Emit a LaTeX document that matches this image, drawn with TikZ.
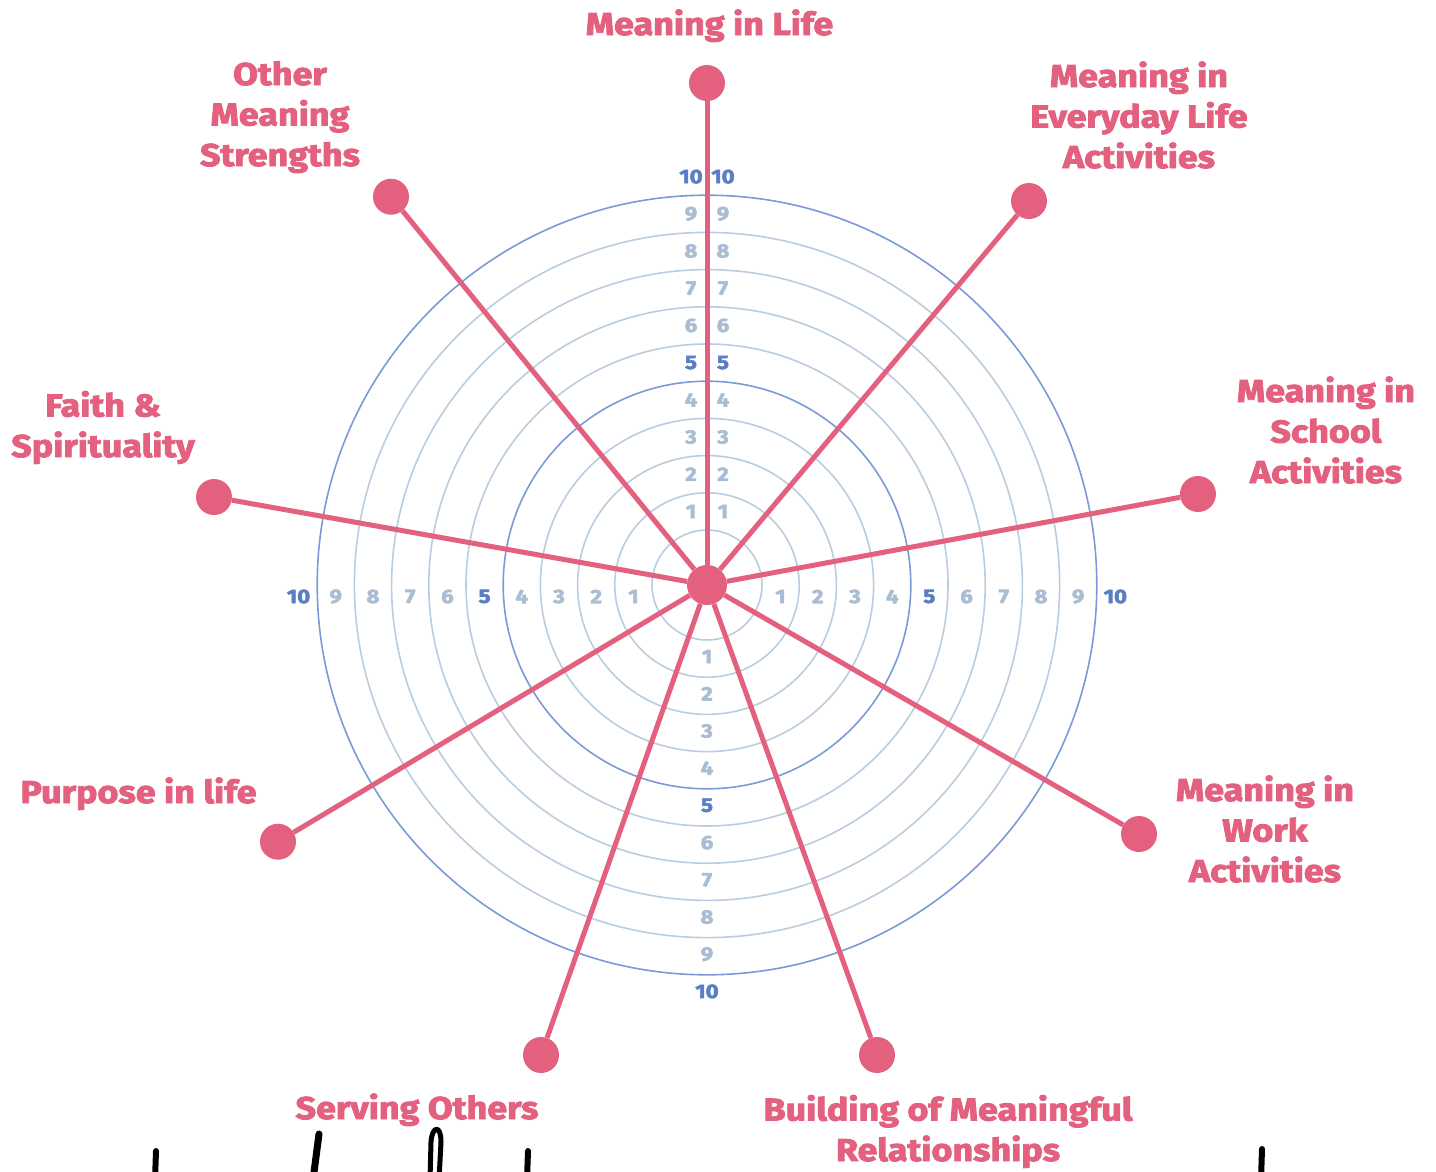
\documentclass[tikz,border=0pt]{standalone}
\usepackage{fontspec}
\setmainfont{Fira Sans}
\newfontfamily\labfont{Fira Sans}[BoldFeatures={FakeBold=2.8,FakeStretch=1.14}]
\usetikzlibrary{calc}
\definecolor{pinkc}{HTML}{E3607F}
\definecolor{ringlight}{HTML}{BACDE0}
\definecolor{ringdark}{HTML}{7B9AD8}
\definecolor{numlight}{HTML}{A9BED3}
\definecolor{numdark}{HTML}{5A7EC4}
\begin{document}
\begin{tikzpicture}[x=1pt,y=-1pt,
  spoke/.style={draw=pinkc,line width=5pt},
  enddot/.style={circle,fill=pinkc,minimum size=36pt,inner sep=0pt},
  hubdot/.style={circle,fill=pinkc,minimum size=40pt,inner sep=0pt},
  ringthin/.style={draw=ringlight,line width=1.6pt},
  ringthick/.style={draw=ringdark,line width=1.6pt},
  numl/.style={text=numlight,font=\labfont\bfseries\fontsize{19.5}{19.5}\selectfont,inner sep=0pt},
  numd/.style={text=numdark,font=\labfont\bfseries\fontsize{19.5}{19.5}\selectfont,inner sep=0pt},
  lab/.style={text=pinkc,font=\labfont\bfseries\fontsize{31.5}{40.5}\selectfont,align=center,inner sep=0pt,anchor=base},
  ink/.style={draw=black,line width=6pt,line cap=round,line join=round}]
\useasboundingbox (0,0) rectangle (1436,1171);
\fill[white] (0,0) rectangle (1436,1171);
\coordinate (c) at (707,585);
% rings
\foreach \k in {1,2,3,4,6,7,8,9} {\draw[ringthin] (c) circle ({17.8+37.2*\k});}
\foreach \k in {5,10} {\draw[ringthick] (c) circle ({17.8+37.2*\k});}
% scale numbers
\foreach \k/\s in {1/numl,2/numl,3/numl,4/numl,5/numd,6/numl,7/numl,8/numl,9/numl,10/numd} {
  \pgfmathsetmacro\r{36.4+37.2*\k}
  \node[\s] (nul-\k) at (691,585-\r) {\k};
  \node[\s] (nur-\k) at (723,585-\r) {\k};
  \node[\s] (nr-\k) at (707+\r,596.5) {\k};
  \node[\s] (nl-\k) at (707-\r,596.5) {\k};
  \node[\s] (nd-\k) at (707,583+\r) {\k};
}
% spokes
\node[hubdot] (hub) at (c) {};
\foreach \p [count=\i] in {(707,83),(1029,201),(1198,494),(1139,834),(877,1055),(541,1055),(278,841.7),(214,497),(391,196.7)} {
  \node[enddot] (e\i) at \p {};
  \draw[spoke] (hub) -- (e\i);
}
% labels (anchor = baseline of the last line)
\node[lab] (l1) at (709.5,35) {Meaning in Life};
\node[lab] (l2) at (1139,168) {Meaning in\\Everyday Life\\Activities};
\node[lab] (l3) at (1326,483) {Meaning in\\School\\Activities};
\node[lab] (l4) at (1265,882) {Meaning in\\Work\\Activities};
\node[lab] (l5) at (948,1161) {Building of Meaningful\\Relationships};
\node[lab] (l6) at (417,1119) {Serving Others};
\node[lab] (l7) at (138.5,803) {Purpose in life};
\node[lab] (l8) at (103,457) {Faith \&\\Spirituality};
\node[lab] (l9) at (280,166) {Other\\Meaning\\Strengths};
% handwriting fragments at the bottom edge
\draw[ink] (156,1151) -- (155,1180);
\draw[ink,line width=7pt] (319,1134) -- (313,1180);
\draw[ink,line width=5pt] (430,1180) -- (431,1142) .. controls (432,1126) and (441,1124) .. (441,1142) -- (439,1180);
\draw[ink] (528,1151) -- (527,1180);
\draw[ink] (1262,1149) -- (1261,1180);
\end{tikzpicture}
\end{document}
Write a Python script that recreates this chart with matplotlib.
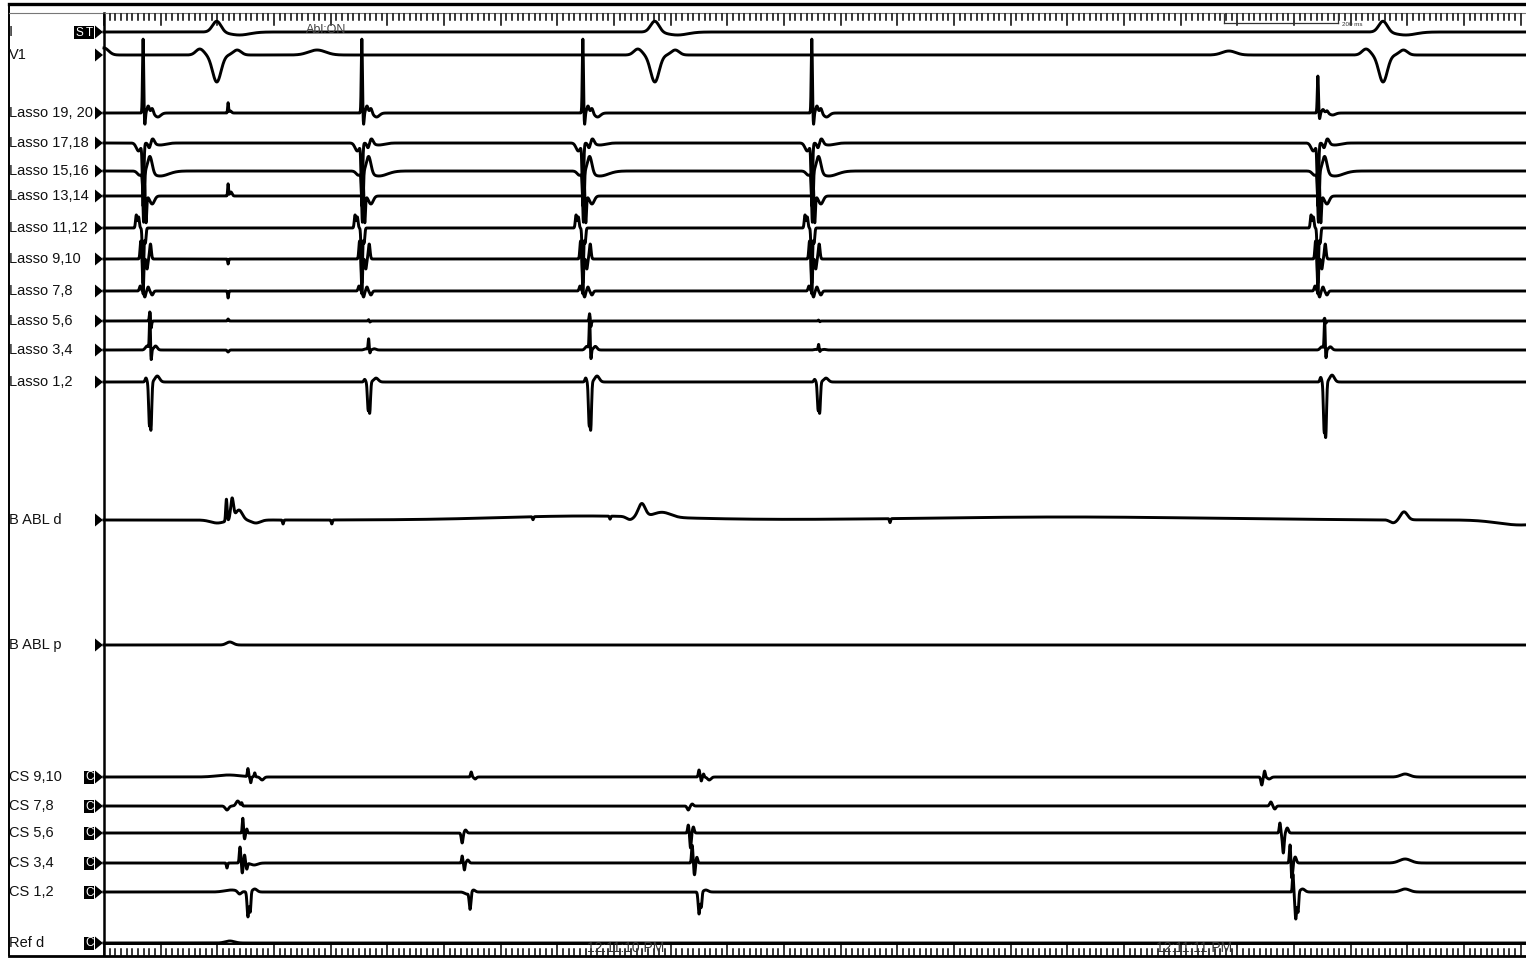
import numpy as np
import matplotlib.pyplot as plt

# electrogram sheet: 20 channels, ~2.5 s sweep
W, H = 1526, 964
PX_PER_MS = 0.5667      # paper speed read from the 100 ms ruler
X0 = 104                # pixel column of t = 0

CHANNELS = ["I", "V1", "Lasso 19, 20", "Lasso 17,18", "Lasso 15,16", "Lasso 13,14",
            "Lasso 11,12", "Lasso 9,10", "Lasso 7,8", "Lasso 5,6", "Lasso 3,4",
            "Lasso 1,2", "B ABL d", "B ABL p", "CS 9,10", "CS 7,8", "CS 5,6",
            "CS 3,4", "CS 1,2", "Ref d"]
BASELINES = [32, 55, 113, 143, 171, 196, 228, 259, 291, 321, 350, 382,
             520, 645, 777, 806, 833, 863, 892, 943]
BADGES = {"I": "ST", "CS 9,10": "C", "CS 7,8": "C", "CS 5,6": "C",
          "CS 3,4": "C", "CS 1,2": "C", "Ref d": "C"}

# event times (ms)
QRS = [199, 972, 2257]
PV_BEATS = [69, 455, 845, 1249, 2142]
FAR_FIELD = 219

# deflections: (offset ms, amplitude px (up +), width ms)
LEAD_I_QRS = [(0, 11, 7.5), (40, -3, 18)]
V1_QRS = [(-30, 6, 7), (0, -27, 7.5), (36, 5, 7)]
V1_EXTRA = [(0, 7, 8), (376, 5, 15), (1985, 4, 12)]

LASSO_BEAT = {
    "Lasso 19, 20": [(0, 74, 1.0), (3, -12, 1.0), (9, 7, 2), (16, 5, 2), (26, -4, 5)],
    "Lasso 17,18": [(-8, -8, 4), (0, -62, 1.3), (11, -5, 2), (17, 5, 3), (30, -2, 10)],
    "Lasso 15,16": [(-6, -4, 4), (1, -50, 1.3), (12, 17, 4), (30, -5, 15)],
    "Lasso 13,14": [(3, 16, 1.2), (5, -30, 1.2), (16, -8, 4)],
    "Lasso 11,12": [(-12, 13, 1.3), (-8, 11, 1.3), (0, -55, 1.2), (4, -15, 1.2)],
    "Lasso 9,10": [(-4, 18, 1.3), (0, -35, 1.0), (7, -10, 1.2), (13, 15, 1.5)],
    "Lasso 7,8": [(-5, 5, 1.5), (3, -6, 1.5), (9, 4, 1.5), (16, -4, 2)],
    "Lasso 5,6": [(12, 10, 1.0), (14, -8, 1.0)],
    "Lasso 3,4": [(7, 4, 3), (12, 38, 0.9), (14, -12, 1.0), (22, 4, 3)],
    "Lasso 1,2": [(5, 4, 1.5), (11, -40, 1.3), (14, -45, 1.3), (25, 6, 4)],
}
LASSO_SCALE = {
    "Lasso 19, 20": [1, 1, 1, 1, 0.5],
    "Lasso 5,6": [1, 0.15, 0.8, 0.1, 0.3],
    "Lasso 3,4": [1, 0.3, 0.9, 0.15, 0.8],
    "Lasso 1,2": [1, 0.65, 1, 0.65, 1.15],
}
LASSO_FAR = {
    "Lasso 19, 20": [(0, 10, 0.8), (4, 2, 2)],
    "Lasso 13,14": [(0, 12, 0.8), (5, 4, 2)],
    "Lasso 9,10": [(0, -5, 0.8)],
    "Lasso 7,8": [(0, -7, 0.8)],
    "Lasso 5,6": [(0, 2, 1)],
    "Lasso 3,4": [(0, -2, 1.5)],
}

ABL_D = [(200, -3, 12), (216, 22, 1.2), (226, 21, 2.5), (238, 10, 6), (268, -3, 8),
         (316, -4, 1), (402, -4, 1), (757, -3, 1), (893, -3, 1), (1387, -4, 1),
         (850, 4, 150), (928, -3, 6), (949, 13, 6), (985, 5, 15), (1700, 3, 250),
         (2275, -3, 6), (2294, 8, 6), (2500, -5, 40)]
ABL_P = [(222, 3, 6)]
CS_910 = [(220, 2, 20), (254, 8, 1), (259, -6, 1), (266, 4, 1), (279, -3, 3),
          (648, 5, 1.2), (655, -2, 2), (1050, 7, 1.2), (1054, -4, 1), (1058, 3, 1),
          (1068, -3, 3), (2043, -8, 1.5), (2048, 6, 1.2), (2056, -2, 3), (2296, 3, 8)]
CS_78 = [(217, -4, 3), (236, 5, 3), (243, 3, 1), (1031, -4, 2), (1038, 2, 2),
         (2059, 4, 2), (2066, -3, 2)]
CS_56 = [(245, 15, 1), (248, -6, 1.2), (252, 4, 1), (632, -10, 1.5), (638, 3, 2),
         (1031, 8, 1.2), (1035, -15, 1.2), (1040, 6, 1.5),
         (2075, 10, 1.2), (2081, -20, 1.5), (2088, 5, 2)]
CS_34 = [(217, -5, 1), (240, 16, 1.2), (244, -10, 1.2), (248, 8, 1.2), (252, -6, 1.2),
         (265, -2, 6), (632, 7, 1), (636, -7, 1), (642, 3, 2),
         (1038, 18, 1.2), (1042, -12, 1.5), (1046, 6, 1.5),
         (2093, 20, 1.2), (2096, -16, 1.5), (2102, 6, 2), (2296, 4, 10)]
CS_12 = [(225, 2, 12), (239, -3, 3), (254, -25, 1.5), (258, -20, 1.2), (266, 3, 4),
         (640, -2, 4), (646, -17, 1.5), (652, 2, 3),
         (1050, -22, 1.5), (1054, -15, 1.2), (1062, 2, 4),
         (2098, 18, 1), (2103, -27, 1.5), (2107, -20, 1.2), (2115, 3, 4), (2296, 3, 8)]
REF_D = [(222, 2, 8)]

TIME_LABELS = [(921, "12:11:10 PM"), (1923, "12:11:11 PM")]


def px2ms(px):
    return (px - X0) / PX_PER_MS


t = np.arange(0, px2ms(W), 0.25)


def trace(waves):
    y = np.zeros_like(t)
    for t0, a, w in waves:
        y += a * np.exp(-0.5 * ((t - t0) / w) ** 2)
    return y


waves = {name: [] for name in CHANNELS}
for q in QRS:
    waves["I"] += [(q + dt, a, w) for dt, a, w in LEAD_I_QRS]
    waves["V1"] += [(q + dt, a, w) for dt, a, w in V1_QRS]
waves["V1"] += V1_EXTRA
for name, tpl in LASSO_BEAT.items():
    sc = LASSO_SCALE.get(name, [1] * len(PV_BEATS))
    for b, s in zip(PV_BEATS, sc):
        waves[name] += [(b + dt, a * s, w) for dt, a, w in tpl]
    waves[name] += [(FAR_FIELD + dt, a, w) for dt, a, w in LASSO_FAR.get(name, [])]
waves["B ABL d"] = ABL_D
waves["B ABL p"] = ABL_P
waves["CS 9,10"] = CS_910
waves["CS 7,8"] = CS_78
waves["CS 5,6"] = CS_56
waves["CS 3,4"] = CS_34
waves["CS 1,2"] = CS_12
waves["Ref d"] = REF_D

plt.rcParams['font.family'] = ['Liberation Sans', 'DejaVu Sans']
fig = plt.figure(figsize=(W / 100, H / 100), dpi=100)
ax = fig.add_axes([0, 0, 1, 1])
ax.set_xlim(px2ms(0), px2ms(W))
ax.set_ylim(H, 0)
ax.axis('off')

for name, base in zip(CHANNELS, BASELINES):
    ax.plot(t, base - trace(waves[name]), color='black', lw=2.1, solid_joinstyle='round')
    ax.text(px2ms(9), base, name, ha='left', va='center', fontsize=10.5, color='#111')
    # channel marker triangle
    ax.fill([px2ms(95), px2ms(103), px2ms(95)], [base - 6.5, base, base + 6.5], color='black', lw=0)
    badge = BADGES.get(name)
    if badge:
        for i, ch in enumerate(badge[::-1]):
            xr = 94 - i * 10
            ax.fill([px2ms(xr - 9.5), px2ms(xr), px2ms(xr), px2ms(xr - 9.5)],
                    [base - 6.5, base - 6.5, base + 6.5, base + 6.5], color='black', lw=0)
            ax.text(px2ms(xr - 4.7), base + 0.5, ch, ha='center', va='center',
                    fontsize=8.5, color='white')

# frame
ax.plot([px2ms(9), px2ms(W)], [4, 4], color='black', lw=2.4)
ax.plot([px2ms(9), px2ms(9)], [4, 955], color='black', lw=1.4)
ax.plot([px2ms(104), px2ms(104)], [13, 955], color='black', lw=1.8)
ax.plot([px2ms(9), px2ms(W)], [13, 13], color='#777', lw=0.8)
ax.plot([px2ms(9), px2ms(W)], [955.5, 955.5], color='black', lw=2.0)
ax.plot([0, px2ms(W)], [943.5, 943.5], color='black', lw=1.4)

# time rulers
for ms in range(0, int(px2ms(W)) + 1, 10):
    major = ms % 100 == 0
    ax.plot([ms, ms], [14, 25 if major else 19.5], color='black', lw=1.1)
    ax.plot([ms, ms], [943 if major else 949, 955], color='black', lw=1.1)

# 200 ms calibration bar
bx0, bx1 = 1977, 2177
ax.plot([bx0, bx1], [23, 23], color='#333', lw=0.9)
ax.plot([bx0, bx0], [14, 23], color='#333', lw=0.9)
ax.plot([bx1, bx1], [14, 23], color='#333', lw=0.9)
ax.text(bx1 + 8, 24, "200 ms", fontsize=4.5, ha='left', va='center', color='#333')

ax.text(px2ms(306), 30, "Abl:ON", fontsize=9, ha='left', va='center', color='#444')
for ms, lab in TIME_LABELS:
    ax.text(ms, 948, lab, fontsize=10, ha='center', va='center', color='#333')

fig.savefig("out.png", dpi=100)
━━━━━━━━━━━━━━━━━━━━
The lines to print start at the line containing "Write a Python" and end at the line containing "FAR_FIELD = 219"; print them exactly, both ends included, and leave out every picture.

Write a Python script that recreates this chart with matplotlib.
import numpy as np
import matplotlib.pyplot as plt

# electrogram sheet: 20 channels, ~2.5 s sweep
W, H = 1526, 964
PX_PER_MS = 0.5667      # paper speed read from the 100 ms ruler
X0 = 104                # pixel column of t = 0

CHANNELS = ["I", "V1", "Lasso 19, 20", "Lasso 17,18", "Lasso 15,16", "Lasso 13,14",
            "Lasso 11,12", "Lasso 9,10", "Lasso 7,8", "Lasso 5,6", "Lasso 3,4",
            "Lasso 1,2", "B ABL d", "B ABL p", "CS 9,10", "CS 7,8", "CS 5,6",
            "CS 3,4", "CS 1,2", "Ref d"]
BASELINES = [32, 55, 113, 143, 171, 196, 228, 259, 291, 321, 350, 382,
             520, 645, 777, 806, 833, 863, 892, 943]
BADGES = {"I": "ST", "CS 9,10": "C", "CS 7,8": "C", "CS 5,6": "C",
          "CS 3,4": "C", "CS 1,2": "C", "Ref d": "C"}

# event times (ms)
QRS = [199, 972, 2257]
PV_BEATS = [69, 455, 845, 1249, 2142]
FAR_FIELD = 219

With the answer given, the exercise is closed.